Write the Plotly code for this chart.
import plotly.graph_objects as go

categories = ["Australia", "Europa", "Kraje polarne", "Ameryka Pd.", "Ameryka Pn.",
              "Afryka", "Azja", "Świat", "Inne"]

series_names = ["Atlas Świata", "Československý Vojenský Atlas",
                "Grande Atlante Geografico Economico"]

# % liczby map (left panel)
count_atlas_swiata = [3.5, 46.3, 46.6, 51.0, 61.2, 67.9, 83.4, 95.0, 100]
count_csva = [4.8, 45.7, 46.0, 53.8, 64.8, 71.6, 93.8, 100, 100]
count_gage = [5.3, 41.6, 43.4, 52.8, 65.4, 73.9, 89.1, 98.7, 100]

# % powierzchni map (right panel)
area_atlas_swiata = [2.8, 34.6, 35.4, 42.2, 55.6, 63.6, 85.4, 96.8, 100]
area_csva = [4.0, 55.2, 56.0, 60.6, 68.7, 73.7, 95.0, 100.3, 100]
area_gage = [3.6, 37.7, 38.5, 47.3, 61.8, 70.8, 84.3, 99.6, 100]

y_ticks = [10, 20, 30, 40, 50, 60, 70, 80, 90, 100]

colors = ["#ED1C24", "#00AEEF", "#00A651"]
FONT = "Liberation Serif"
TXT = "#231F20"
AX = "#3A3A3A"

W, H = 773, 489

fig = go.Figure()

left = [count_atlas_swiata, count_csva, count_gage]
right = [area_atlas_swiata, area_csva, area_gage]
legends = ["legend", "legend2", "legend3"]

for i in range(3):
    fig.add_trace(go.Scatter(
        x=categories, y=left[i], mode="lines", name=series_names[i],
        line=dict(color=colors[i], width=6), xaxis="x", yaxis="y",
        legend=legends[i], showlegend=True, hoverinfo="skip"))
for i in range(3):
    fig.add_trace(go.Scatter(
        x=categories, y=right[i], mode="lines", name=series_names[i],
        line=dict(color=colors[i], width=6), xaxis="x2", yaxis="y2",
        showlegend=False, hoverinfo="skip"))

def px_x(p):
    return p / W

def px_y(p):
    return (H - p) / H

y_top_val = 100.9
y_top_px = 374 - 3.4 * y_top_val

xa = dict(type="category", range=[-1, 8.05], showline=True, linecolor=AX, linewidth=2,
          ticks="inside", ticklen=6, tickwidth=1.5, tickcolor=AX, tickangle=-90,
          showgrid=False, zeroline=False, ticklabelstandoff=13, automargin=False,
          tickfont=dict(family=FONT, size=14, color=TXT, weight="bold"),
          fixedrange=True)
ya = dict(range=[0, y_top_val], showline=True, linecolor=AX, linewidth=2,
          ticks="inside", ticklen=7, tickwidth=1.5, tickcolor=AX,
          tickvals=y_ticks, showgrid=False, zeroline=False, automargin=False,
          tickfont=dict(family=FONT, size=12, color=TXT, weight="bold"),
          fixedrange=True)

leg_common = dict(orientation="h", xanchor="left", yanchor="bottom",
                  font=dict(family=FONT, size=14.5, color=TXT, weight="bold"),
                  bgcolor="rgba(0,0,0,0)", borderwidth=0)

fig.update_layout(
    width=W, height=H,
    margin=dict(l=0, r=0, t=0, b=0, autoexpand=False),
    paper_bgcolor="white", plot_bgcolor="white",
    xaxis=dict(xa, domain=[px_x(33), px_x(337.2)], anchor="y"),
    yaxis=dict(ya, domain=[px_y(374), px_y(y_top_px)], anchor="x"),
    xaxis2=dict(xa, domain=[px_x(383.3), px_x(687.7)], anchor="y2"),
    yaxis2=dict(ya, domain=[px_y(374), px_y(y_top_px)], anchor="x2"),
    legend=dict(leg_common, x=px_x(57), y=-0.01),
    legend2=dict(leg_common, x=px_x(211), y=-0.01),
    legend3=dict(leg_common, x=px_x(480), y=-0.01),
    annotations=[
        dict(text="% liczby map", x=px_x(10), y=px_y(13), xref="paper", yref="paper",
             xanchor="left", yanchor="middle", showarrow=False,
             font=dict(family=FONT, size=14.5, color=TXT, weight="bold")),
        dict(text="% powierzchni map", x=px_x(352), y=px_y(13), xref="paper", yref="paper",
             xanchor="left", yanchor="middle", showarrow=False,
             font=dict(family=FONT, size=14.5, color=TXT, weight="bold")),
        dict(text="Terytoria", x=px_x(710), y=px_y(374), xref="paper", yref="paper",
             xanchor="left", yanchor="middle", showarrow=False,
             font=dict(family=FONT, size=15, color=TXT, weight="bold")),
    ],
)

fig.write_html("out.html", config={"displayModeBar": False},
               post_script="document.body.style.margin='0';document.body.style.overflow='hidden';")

» What to work on: Extract the complete data, matching each line exactly.

» In response:
Write the Plotly code for this chart.
import plotly.graph_objects as go

categories = ["Australia", "Europa", "Kraje polarne", "Ameryka Pd.", "Ameryka Pn.",
              "Afryka", "Azja", "Świat", "Inne"]

series_names = ["Atlas Świata", "Československý Vojenský Atlas",
                "Grande Atlante Geografico Economico"]

# % liczby map (left panel)
count_atlas_swiata = [3.5, 46.3, 46.6, 51.0, 61.2, 67.9, 83.4, 95.0, 100]
count_csva = [4.8, 45.7, 46.0, 53.8, 64.8, 71.6, 93.8, 100, 100]
count_gage = [5.3, 41.6, 43.4, 52.8, 65.4, 73.9, 89.1, 98.7, 100]

# % powierzchni map (right panel)
area_atlas_swiata = [2.8, 34.6, 35.4, 42.2, 55.6, 63.6, 85.4, 96.8, 100]
area_csva = [4.0, 55.2, 56.0, 60.6, 68.7, 73.7, 95.0, 100.3, 100]
area_gage = [3.6, 37.7, 38.5, 47.3, 61.8, 70.8, 84.3, 99.6, 100]

y_ticks = [10, 20, 30, 40, 50, 60, 70, 80, 90, 100]

colors = ["#ED1C24", "#00AEEF", "#00A651"]
FONT = "Liberation Serif"
TXT = "#231F20"
AX = "#3A3A3A"

W, H = 773, 489

fig = go.Figure()

left = [count_atlas_swiata, count_csva, count_gage]
right = [area_atlas_swiata, area_csva, area_gage]
legends = ["legend", "legend2", "legend3"]

for i in range(3):
    fig.add_trace(go.Scatter(
        x=categories, y=left[i], mode="lines", name=series_names[i],
        line=dict(color=colors[i], width=6), xaxis="x", yaxis="y",
        legend=legends[i], showlegend=True, hoverinfo="skip"))
for i in range(3):
    fig.add_trace(go.Scatter(
        x=categories, y=right[i], mode="lines", name=series_names[i],
        line=dict(color=colors[i], width=6), xaxis="x2", yaxis="y2",
        showlegend=False, hoverinfo="skip"))

def px_x(p):
    return p / W

def px_y(p):
    return (H - p) / H

y_top_val = 100.9
y_top_px = 374 - 3.4 * y_top_val

xa = dict(type="category", range=[-1, 8.05], showline=True, linecolor=AX, linewidth=2,
          ticks="inside", ticklen=6, tickwidth=1.5, tickcolor=AX, tickangle=-90,
          showgrid=False, zeroline=False, ticklabelstandoff=13, automargin=False,
          tickfont=dict(family=FONT, size=14, color=TXT, weight="bold"),
          fixedrange=True)
ya = dict(range=[0, y_top_val], showline=True, linecolor=AX, linewidth=2,
          ticks="inside", ticklen=7, tickwidth=1.5, tickcolor=AX,
          tickvals=y_ticks, showgrid=False, zeroline=False, automargin=False,
          tickfont=dict(family=FONT, size=12, color=TXT, weight="bold"),
          fixedrange=True)

leg_common = dict(orientation="h", xanchor="left", yanchor="bottom",
                  font=dict(family=FONT, size=14.5, color=TXT, weight="bold"),
                  bgcolor="rgba(0,0,0,0)", borderwidth=0)

fig.update_layout(
    width=W, height=H,
    margin=dict(l=0, r=0, t=0, b=0, autoexpand=False),
    paper_bgcolor="white", plot_bgcolor="white",
    xaxis=dict(xa, domain=[px_x(33), px_x(337.2)], anchor="y"),
    yaxis=dict(ya, domain=[px_y(374), px_y(y_top_px)], anchor="x"),
    xaxis2=dict(xa, domain=[px_x(383.3), px_x(687.7)], anchor="y2"),
    yaxis2=dict(ya, domain=[px_y(374), px_y(y_top_px)], anchor="x2"),
    legend=dict(leg_common, x=px_x(57), y=-0.01),
    legend2=dict(leg_common, x=px_x(211), y=-0.01),
    legend3=dict(leg_common, x=px_x(480), y=-0.01),
    annotations=[
        dict(text="% liczby map", x=px_x(10), y=px_y(13), xref="paper", yref="paper",
             xanchor="left", yanchor="middle", showarrow=False,
             font=dict(family=FONT, size=14.5, color=TXT, weight="bold")),
        dict(text="% powierzchni map", x=px_x(352), y=px_y(13), xref="paper", yref="paper",
             xanchor="left", yanchor="middle", showarrow=False,
             font=dict(family=FONT, size=14.5, color=TXT, weight="bold")),
        dict(text="Terytoria", x=px_x(710), y=px_y(374), xref="paper", yref="paper",
             xanchor="left", yanchor="middle", showarrow=False,
             font=dict(family=FONT, size=15, color=TXT, weight="bold")),
    ],
)

fig.write_html("out.html", config={"displayModeBar": False},
               post_script="document.body.style.margin='0';document.body.style.overflow='hidden';")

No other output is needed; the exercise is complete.